══ Source material ══

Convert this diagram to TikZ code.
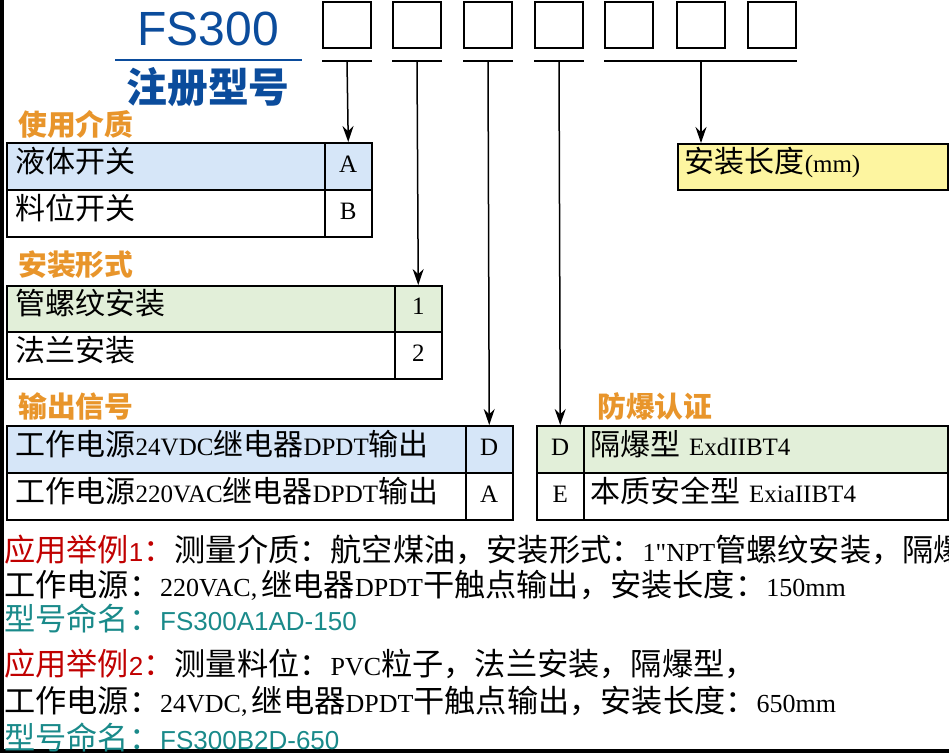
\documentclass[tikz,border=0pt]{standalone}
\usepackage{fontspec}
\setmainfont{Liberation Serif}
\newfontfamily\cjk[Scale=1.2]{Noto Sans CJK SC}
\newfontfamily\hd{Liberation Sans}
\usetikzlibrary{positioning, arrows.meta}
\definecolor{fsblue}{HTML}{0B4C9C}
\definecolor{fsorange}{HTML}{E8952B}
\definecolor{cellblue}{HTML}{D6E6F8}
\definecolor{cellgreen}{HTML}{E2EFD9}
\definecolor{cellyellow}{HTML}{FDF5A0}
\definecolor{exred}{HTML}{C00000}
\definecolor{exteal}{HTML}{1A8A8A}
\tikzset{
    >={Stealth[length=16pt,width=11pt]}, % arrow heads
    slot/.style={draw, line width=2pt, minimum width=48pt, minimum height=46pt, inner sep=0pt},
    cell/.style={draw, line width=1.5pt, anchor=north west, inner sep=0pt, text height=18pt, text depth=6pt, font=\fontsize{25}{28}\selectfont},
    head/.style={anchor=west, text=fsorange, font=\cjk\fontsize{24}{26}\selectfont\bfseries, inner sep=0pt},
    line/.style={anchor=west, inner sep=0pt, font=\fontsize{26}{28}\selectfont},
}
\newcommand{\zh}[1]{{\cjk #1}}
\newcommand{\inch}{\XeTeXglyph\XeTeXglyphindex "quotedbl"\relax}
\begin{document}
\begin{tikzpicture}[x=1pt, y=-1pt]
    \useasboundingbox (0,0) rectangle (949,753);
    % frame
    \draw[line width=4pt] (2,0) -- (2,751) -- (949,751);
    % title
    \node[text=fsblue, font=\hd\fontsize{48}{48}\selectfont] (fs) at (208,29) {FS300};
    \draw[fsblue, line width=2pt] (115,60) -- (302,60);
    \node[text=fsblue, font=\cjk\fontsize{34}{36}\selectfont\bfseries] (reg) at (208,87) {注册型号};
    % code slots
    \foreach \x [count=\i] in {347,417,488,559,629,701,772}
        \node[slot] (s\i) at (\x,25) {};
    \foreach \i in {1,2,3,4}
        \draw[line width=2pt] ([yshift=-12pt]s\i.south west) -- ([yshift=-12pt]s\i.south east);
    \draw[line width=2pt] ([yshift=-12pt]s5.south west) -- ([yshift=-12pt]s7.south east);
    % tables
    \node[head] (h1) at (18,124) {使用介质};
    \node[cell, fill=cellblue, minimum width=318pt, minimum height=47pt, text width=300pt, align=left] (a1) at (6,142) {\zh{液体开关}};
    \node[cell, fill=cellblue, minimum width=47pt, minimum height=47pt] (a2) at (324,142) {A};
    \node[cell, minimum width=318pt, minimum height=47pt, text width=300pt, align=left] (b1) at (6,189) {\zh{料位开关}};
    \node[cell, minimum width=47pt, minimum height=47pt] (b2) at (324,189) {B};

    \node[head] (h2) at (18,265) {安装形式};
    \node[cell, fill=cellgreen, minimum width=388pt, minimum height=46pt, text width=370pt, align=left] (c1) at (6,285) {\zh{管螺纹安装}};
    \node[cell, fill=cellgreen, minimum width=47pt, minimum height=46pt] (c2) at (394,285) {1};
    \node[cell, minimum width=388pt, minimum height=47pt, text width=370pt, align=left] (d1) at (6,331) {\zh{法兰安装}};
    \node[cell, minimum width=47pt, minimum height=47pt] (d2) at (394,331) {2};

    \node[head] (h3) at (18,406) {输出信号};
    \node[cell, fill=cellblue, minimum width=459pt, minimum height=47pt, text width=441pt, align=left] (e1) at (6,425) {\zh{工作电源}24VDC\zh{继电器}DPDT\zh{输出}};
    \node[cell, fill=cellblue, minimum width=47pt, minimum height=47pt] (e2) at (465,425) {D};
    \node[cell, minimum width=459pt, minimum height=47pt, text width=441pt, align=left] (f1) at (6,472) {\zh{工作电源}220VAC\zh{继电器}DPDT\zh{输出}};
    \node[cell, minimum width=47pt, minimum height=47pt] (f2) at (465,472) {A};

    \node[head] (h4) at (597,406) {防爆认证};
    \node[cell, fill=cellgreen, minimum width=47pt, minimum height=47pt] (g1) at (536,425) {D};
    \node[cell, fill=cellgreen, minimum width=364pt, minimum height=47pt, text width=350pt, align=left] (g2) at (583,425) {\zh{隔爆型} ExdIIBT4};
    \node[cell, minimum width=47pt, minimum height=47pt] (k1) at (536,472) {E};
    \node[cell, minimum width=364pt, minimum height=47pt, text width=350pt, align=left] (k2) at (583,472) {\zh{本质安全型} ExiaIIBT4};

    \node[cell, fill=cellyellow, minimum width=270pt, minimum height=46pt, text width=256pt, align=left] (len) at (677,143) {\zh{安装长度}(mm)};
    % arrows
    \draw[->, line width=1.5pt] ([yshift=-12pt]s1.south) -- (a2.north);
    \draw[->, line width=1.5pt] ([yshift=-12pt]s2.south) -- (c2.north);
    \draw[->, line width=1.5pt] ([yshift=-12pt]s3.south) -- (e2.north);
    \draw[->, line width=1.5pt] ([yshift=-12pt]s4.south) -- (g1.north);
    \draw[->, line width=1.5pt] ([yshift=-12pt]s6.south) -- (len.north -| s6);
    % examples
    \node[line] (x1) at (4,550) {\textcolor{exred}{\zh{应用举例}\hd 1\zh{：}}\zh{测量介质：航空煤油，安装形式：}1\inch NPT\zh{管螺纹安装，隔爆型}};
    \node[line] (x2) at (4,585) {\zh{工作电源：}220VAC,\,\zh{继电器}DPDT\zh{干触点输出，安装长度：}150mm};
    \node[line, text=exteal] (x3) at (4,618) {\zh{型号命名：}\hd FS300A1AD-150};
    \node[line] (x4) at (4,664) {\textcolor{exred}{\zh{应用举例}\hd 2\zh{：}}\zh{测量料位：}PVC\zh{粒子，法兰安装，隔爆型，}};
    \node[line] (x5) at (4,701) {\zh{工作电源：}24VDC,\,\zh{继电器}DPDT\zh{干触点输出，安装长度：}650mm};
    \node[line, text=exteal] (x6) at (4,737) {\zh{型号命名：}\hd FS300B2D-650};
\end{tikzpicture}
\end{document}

═══

● **Set problem**
Copy every line above that holds the word "code".

● **Answer to this exercise**
Convert this diagram to TikZ code.
    % code slots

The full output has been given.